§ **Your goal**
Copy each line of the data below exactly, leaving out pictures.

§ **Dataset extract**
----

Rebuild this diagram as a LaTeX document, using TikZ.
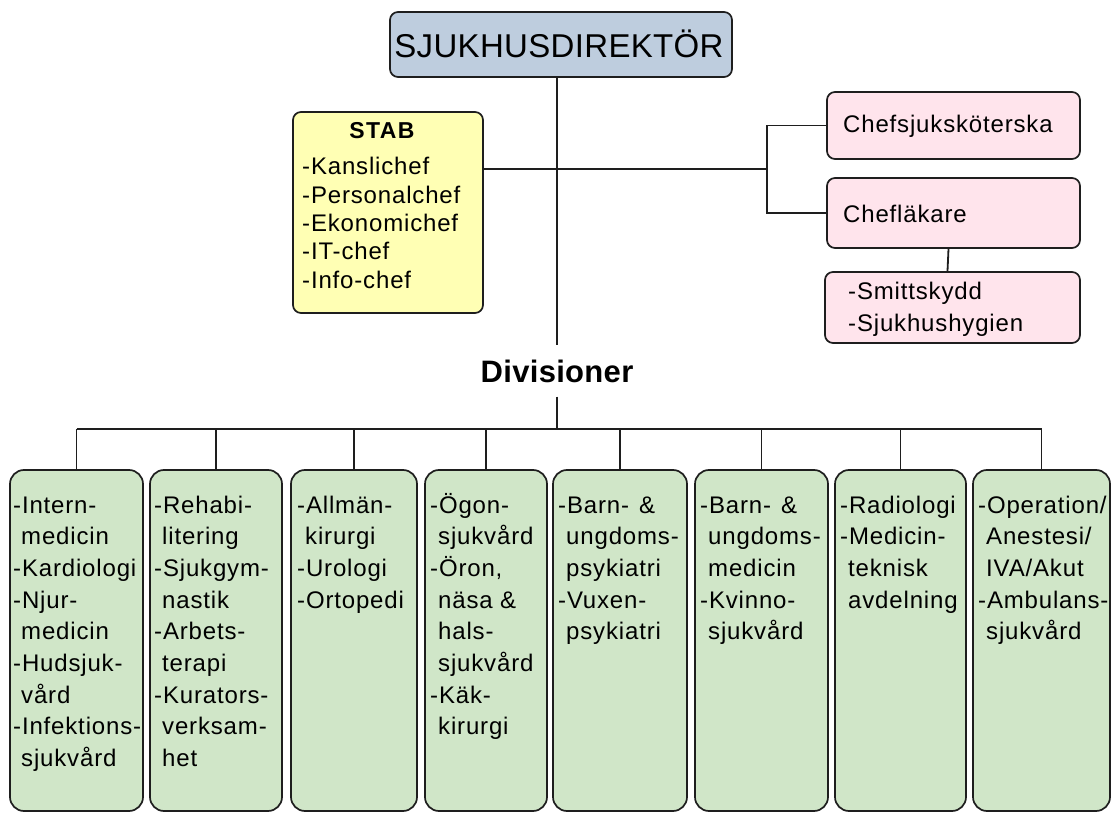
\documentclass[tikz,border=0pt]{standalone}
\usepackage{fontspec}
\setmainfont{Liberation Sans}
\newfontfamily\listfont[LetterSpace=3.5]{Liberation Sans}
\newfontfamily\titlefont[LetterSpace=1]{Liberation Sans}
\newfontfamily\headfont[LetterSpace=6]{Liberation Sans}
\newcommand\indl{\hspace*{8pt}}
\newcommand\txtlines[1]{\begin{minipage}[t]{220pt}\raggedright #1\end{minipage}}

\definecolor{dirblue}{RGB}{190,205,222}
\definecolor{stabyellow}{RGB}{255,255,180}
\definecolor{staffpink}{RGB}{255,228,236}
\definecolor{divgreen}{RGB}{208,230,200}
\definecolor{edge}{RGB}{30,30,30}

\tikzset{
  box/.style={draw=edge, line width=1.7pt, rounded corners=8pt, inner sep=0pt},
  dirbox/.style={box, fill=dirblue},
  stabbox/.style={box, fill=stabyellow},
  staffbox/.style={box, fill=staffpink},
  divbox/.style={box, fill=divgreen, rounded corners=14pt, minimum height=341pt},
  conn/.style={draw=edge, line width=1.8pt},
  txt/.style={anchor=base west, inner sep=0pt, font=\listfont\fontsize{24}{31.7}\selectfont},
  stabtxt/.style={anchor=base west, inner sep=0pt, font=\listfont\fontsize{24}{28.3}\selectfont},
  stafftxt/.style={anchor=base west, inner sep=0pt, font=\listfont\fontsize{24}{32}\selectfont},
}

\begin{document}
\begin{tikzpicture}[x=1pt,y=-1pt]
\useasboundingbox (0,0) rectangle (1112,813);

% director
\node[dirbox, minimum width=342pt, minimum height=65pt] (dir) at (561,44.5) {};
\node[anchor=base, inner sep=0pt, font=\titlefont\fontsize{33}{40}\selectfont] (dirtxt) at (559,58) {SJUKHUSDIREKTÖR};

% staff boxes
\node[stabbox, minimum width=190pt, minimum height=201pt] (stab) at (388,212.5) {};
\node[anchor=base, inner sep=0pt, font=\headfont\bfseries\fontsize{23}{26}\selectfont] (stabhead) at (382,139) {STAB};
\node[stabtxt] (stabtxt) at (302,175) {\txtlines{-Kanslichef\\-Personalchef\\-Ekonomichef\\-IT-chef\\-Info-chef}};

\node[staffbox, minimum width=253pt, minimum height=67pt] (sjuk) at (953.5,125.5) {};
\node[stafftxt] (sjuktxt) at (843,133) {Chefsjuksköterska};
\node[staffbox, minimum width=253pt, minimum height=70pt] (lak) at (953.5,213) {};
\node[stafftxt] (laktxt) at (843,223) {Chefläkare};
\node[staffbox, minimum width=255pt, minimum height=71pt] (smitt) at (952.5,307.5) {};
\node[stafftxt] (smitttxt) at (848,300) {\txtlines{-Smittskydd\\-Sjukhushygien}};

% divisions label
\node[anchor=base, inner xsep=0pt, inner ysep=14pt, font=\titlefont\bfseries\fontsize{31}{36}\selectfont] (div) at (557,382) {Divisioner};

% division boxes
\node[divbox, minimum width=133pt] (d1) at (76.5,640.5) {};
\node[divbox, minimum width=132pt] (d2) at (216,640.5) {};
\node[divbox, minimum width=126pt] (d3) at (354,640.5) {};
\node[divbox, minimum width=122pt] (d4) at (486,640.5) {};
\node[divbox, minimum width=134pt] (d5) at (620,640.5) {};
\node[divbox, minimum width=133pt] (d6) at (761.5,640.5) {};
\node[divbox, minimum width=131pt] (d7) at (900.5,640.5) {};
\node[divbox, minimum width=137pt] (d8) at (1041.5,640.5) {};

\node[txt] (t1) at (13,513) {\txtlines{-Intern-\\\indl medicin\\-Kardiologi\\-Njur-\\\indl medicin\\-Hudsjuk-\\\indl vård\\-Infektions-\\\indl sjukvård}};
\node[txt] (t2) at (154,513) {\txtlines{-Rehabi-\\\indl litering\\-Sjukgym-\\\indl nastik\\-Arbets-\\\indl terapi\\-Kurators-\\\indl verksam-\\\indl het}};
\node[txt] (t3) at (297,513) {\txtlines{-Allmän-\\\indl kirurgi\\-Urologi\\-Ortopedi}};
\node[txt] (t4) at (430,513) {\txtlines{-Ögon-\\\indl sjukvård\\-Öron,\\\indl näsa \&\\\indl hals-\\\indl sjukvård\\-Käk-\\\indl kirurgi}};
\node[txt] (t5) at (558,513) {\txtlines{-Barn-\hspace{10pt}\&\\\indl ungdoms-\\\indl psykiatri\\-Vuxen-\\\indl psykiatri}};
\node[txt] (t6) at (700,513) {\txtlines{-Barn-\hspace{10pt}\&\\\indl ungdoms-\\\indl medicin\\-Kvinno-\\\indl sjukvård}};
\node[txt] (t7) at (840,513) {\txtlines{-Radiologi\\-Medicin-\\\indl teknisk\\\indl avdelning}};
\node[txt] (t8) at (978,513) {\txtlines{-Operation/\\\indl Anestesi/\\\indl IVA/Akut\\-Ambulans-\\\indl sjukvård}};

% connectors
\coordinate (hub) at (557,169);
\coordinate (brk) at (767,169);
\coordinate (bus) at (557,429);

\draw[conn] (dir.south -| hub) -- (div.north -| hub);
\draw[conn] (div.south -| bus) -- (bus);
\draw[conn] (stab.east |- hub) -- (brk);
\draw[conn] (sjuk.west) -| (brk) |- (lak.west);
\draw[conn] ([xshift=-5pt]lak.south) -- ([xshift=-5pt]smitt.north);

\draw[conn] (d1.north |- bus) -- (d8.north |- bus);
\foreach \d in {d1,d2,d3,d4,d5,d6,d7,d8}
  \draw[conn] (\d.north |- bus) -- (\d.north);
\end{tikzpicture}
\end{document}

----

§ **Answer to the exercise**
Rebuild this diagram as a LaTeX document, using TikZ.
\documentclass[tikz,border=0pt]{standalone}
\usepackage{fontspec}
\setmainfont{Liberation Sans}
\newfontfamily\listfont[LetterSpace=3.5]{Liberation Sans}
\newfontfamily\titlefont[LetterSpace=1]{Liberation Sans}
\newfontfamily\headfont[LetterSpace=6]{Liberation Sans}
\newcommand\indl{\hspace*{8pt}}
\newcommand\txtlines[1]{\begin{minipage}[t]{220pt}\raggedright #1\end{minipage}}

\definecolor{dirblue}{RGB}{190,205,222}
\definecolor{stabyellow}{RGB}{255,255,180}
\definecolor{staffpink}{RGB}{255,228,236}
\definecolor{divgreen}{RGB}{208,230,200}
\definecolor{edge}{RGB}{30,30,30}

\tikzset{
  box/.style={draw=edge, line width=1.7pt, rounded corners=8pt, inner sep=0pt},
  dirbox/.style={box, fill=dirblue},
  stabbox/.style={box, fill=stabyellow},
  staffbox/.style={box, fill=staffpink},
  divbox/.style={box, fill=divgreen, rounded corners=14pt, minimum height=341pt},
  conn/.style={draw=edge, line width=1.8pt},
  txt/.style={anchor=base west, inner sep=0pt, font=\listfont\fontsize{24}{31.7}\selectfont},
  stabtxt/.style={anchor=base west, inner sep=0pt, font=\listfont\fontsize{24}{28.3}\selectfont},
  stafftxt/.style={anchor=base west, inner sep=0pt, font=\listfont\fontsize{24}{32}\selectfont},
}

\begin{document}
\begin{tikzpicture}[x=1pt,y=-1pt]
\useasboundingbox (0,0) rectangle (1112,813);

% director
\node[dirbox, minimum width=342pt, minimum height=65pt] (dir) at (561,44.5) {};
\node[anchor=base, inner sep=0pt, font=\titlefont\fontsize{33}{40}\selectfont] (dirtxt) at (559,58) {SJUKHUSDIREKTÖR};

% staff boxes
\node[stabbox, minimum width=190pt, minimum height=201pt] (stab) at (388,212.5) {};
\node[anchor=base, inner sep=0pt, font=\headfont\bfseries\fontsize{23}{26}\selectfont] (stabhead) at (382,139) {STAB};
\node[stabtxt] (stabtxt) at (302,175) {\txtlines{-Kanslichef\\-Personalchef\\-Ekonomichef\\-IT-chef\\-Info-chef}};

\node[staffbox, minimum width=253pt, minimum height=67pt] (sjuk) at (953.5,125.5) {};
\node[stafftxt] (sjuktxt) at (843,133) {Chefsjuksköterska};
\node[staffbox, minimum width=253pt, minimum height=70pt] (lak) at (953.5,213) {};
\node[stafftxt] (laktxt) at (843,223) {Chefläkare};
\node[staffbox, minimum width=255pt, minimum height=71pt] (smitt) at (952.5,307.5) {};
\node[stafftxt] (smitttxt) at (848,300) {\txtlines{-Smittskydd\\-Sjukhushygien}};

% divisions label
\node[anchor=base, inner xsep=0pt, inner ysep=14pt, font=\titlefont\bfseries\fontsize{31}{36}\selectfont] (div) at (557,382) {Divisioner};

% division boxes
\node[divbox, minimum width=133pt] (d1) at (76.5,640.5) {};
\node[divbox, minimum width=132pt] (d2) at (216,640.5) {};
\node[divbox, minimum width=126pt] (d3) at (354,640.5) {};
\node[divbox, minimum width=122pt] (d4) at (486,640.5) {};
\node[divbox, minimum width=134pt] (d5) at (620,640.5) {};
\node[divbox, minimum width=133pt] (d6) at (761.5,640.5) {};
\node[divbox, minimum width=131pt] (d7) at (900.5,640.5) {};
\node[divbox, minimum width=137pt] (d8) at (1041.5,640.5) {};

\node[txt] (t1) at (13,513) {\txtlines{-Intern-\\\indl medicin\\-Kardiologi\\-Njur-\\\indl medicin\\-Hudsjuk-\\\indl vård\\-Infektions-\\\indl sjukvård}};
\node[txt] (t2) at (154,513) {\txtlines{-Rehabi-\\\indl litering\\-Sjukgym-\\\indl nastik\\-Arbets-\\\indl terapi\\-Kurators-\\\indl verksam-\\\indl het}};
\node[txt] (t3) at (297,513) {\txtlines{-Allmän-\\\indl kirurgi\\-Urologi\\-Ortopedi}};
\node[txt] (t4) at (430,513) {\txtlines{-Ögon-\\\indl sjukvård\\-Öron,\\\indl näsa \&\\\indl hals-\\\indl sjukvård\\-Käk-\\\indl kirurgi}};
\node[txt] (t5) at (558,513) {\txtlines{-Barn-\hspace{10pt}\&\\\indl ungdoms-\\\indl psykiatri\\-Vuxen-\\\indl psykiatri}};
\node[txt] (t6) at (700,513) {\txtlines{-Barn-\hspace{10pt}\&\\\indl ungdoms-\\\indl medicin\\-Kvinno-\\\indl sjukvård}};
\node[txt] (t7) at (840,513) {\txtlines{-Radiologi\\-Medicin-\\\indl teknisk\\\indl avdelning}};
\node[txt] (t8) at (978,513) {\txtlines{-Operation/\\\indl Anestesi/\\\indl IVA/Akut\\-Ambulans-\\\indl sjukvård}};

% connectors
\coordinate (hub) at (557,169);
\coordinate (brk) at (767,169);
\coordinate (bus) at (557,429);

\draw[conn] (dir.south -| hub) -- (div.north -| hub);
\draw[conn] (div.south -| bus) -- (bus);
\draw[conn] (stab.east |- hub) -- (brk);
\draw[conn] (sjuk.west) -| (brk) |- (lak.west);
\draw[conn] ([xshift=-5pt]lak.south) -- ([xshift=-5pt]smitt.north);

\draw[conn] (d1.north |- bus) -- (d8.north |- bus);
\foreach \d in {d1,d2,d3,d4,d5,d6,d7,d8}
  \draw[conn] (\d.north |- bus) -- (\d.north);
\end{tikzpicture}
\end{document}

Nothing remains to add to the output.